- UK shares added to their opening gains on Thursday morning despite a flurry of negative news for individual companies.

At midday the FTSE 100 index of leading shares was up 83 points or 1.1% to 7,373 with almost every sector making gains bar Technology Hardware and Tobacco.

Biggest contributors to the rise were Oil & Gas Producers, Industrial Goods & Services, Insurers and Utilities.

The FTSE 250 of mid-caps stocks gained 90 points or 0.4% to 19,865.

British Airways owner International Consolidated Airlines hit some turbulence which saw its shares fall 3.5% to 463p after downgrading earnings guidance.

In a pre-close trading update, Imperial Brands blamed vaping hysteria in the USA for lower than expected growth in Next Generation Products (NGPs) as well as an aggressive push for market share gains in the competitive Australian market for the earnings alert. Its shares were 10% lower at £18.60.

Shares in education company Pearson were smashed down 17% to 711p after it lowered full-year profit expectations to the lower end of its £590m to £640m guidance range.

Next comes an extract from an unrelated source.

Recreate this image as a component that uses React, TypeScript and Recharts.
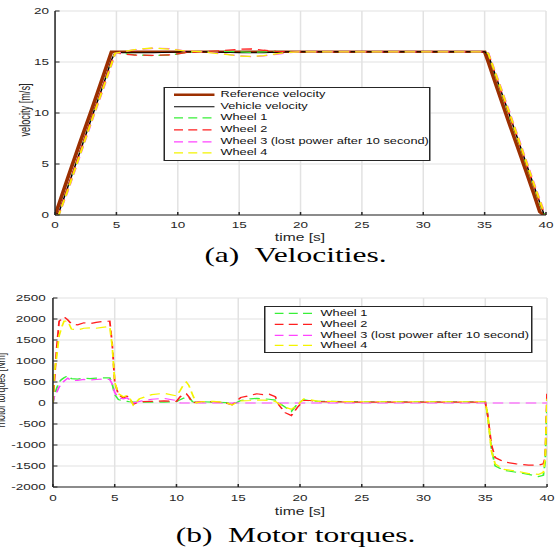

Comparison website operator GoCo gained 5% to 79.4p on news that its AutoSave business had more than 220,000 live customers, up 28% since 8 July and surpassing previous guidance.

Financial firms Man Group and Intermediate Capital were also in demand, up 3% to 173p and 2% to £14.37 respectively.

Roadside assistance and insurance firm AA reversed an earlier 3% gain to trade down 3.6% at 62.4p after launching what it called a 'cutting-edge partnership' with Uber for roadside and service maintenance and repair.

The worst performer in the FSTE 250 was travel food and drink outlet operator SSP Group which fell 5.3% to 632p after disappointing investors with fourth quarter like-for-like sales growth of 1.8%, below the 2% called for by consensus.

Also on the losing side was property-portal operator OnTheMarket, which blamed fears of a no-deal Brexit and 'wait-and-see' approach by buyers and sellers for sluggish revenues, pushing the shares down 11% to 86.5p.

Biggest faller in the small-cap space was inkjet print-head maker Xaar with shares down 39% to a multi-year low of 43p after recording a £15m first half loss and abandoning its 'thin film' business.